##### INFORMATION PROVIDED #####

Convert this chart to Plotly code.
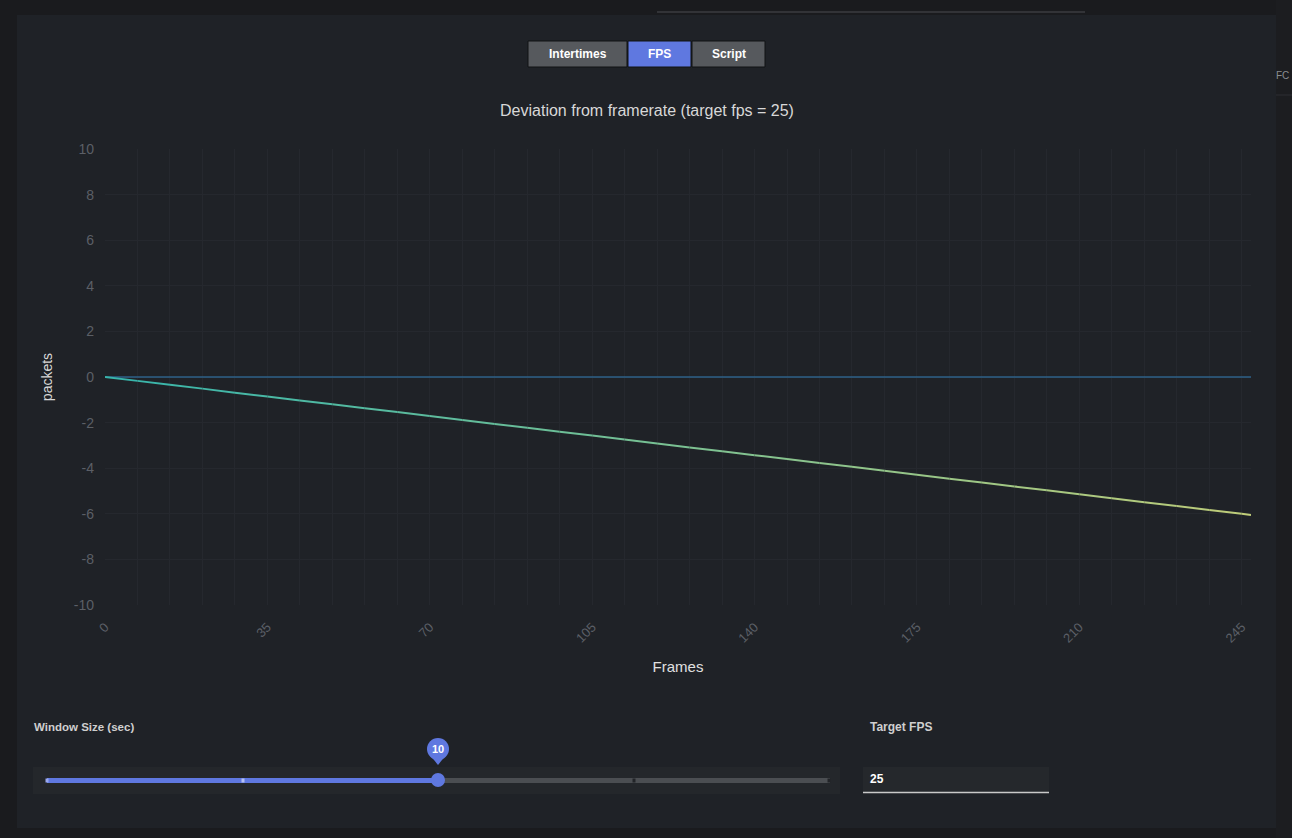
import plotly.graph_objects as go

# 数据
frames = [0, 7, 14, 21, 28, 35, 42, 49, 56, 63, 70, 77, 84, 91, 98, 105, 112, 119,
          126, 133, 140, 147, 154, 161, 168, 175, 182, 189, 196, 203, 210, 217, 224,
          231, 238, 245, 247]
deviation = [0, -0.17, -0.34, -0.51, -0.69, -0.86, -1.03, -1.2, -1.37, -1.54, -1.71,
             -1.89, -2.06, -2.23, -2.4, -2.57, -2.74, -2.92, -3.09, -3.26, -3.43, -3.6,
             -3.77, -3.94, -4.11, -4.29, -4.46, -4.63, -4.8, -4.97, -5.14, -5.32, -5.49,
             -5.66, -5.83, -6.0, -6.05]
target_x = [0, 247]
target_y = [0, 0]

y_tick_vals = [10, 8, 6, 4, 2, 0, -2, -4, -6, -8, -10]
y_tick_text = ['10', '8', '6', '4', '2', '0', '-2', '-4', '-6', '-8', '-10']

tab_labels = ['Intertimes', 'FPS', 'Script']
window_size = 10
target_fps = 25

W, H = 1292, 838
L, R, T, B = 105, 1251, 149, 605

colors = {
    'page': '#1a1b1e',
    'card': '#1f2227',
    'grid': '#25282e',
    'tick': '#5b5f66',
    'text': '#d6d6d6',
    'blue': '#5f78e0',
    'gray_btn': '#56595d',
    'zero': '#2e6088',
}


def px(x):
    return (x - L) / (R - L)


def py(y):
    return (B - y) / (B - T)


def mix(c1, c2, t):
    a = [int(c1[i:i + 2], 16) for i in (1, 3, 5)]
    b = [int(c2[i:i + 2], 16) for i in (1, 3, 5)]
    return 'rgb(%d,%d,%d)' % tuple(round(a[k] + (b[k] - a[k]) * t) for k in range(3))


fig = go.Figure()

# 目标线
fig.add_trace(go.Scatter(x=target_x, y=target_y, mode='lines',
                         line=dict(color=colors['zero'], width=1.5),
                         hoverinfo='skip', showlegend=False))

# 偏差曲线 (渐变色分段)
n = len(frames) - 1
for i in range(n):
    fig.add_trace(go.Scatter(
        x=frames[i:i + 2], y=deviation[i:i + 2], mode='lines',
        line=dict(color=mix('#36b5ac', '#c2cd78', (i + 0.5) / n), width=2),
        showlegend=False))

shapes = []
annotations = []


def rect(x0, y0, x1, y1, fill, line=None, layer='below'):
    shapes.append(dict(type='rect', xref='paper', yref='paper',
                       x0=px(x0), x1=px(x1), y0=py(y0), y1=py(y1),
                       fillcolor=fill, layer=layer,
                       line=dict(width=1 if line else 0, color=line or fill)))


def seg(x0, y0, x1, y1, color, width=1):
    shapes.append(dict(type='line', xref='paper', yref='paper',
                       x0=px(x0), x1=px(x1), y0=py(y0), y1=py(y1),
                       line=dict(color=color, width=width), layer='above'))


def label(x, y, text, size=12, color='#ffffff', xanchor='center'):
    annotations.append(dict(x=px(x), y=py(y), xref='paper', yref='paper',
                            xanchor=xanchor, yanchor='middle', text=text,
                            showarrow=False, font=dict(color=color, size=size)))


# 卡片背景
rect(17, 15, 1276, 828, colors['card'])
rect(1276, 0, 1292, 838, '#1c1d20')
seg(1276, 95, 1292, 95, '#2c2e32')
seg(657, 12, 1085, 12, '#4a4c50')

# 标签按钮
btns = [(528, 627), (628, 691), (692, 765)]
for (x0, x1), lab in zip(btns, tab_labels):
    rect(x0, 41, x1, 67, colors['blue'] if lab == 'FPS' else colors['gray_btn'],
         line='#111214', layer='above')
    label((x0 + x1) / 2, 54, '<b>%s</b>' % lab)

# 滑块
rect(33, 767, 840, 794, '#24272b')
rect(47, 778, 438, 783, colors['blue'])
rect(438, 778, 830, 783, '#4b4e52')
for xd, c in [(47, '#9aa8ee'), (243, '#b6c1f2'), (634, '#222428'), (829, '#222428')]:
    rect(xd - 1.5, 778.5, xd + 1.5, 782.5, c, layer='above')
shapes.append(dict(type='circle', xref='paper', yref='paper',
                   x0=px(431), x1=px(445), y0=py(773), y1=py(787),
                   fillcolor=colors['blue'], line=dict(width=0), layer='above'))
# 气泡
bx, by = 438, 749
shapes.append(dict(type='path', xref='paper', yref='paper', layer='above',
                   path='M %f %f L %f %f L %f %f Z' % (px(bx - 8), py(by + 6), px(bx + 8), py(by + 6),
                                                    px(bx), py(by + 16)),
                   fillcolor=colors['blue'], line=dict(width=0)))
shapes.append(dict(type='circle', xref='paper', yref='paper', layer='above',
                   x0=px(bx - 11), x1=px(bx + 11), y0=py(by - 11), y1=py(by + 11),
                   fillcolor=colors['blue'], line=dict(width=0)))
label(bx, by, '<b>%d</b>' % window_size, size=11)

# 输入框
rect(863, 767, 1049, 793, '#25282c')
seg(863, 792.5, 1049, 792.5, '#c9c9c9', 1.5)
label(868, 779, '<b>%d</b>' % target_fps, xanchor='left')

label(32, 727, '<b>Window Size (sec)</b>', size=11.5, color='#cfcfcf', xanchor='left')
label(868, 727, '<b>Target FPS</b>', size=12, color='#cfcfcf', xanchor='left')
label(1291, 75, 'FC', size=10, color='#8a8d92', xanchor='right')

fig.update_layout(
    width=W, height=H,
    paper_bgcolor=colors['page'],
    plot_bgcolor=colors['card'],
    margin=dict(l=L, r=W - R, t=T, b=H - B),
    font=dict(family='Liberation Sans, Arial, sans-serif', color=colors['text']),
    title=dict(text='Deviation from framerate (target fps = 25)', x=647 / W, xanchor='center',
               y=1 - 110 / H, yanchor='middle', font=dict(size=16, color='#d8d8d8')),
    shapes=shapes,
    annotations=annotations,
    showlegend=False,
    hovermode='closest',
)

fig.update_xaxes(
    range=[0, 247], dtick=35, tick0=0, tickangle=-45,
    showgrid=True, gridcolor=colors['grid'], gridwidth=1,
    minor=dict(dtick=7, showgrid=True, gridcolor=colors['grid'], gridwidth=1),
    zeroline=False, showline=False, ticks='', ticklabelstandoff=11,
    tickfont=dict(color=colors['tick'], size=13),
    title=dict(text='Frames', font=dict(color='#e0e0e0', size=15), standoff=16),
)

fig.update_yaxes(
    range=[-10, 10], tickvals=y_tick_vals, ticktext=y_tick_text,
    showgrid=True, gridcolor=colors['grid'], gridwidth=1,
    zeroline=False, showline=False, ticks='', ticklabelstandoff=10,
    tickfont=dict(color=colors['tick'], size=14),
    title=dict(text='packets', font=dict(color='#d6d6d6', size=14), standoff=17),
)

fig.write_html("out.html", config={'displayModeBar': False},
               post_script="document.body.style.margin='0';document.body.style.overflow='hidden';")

#####

-- WRITTEN REQUEST --
Your task is to return the lines above, from the first one up to and including the line containing "L, R, T, B = 105, 1251, 149, 605", minus any pictures.

-- COMPLETED EXERCISE --
Convert this chart to Plotly code.
import plotly.graph_objects as go

# 数据
frames = [0, 7, 14, 21, 28, 35, 42, 49, 56, 63, 70, 77, 84, 91, 98, 105, 112, 119,
          126, 133, 140, 147, 154, 161, 168, 175, 182, 189, 196, 203, 210, 217, 224,
          231, 238, 245, 247]
deviation = [0, -0.17, -0.34, -0.51, -0.69, -0.86, -1.03, -1.2, -1.37, -1.54, -1.71,
             -1.89, -2.06, -2.23, -2.4, -2.57, -2.74, -2.92, -3.09, -3.26, -3.43, -3.6,
             -3.77, -3.94, -4.11, -4.29, -4.46, -4.63, -4.8, -4.97, -5.14, -5.32, -5.49,
             -5.66, -5.83, -6.0, -6.05]
target_x = [0, 247]
target_y = [0, 0]

y_tick_vals = [10, 8, 6, 4, 2, 0, -2, -4, -6, -8, -10]
y_tick_text = ['10', '8', '6', '4', '2', '0', '-2', '-4', '-6', '-8', '-10']

tab_labels = ['Intertimes', 'FPS', 'Script']
window_size = 10
target_fps = 25

W, H = 1292, 838
L, R, T, B = 105, 1251, 149, 605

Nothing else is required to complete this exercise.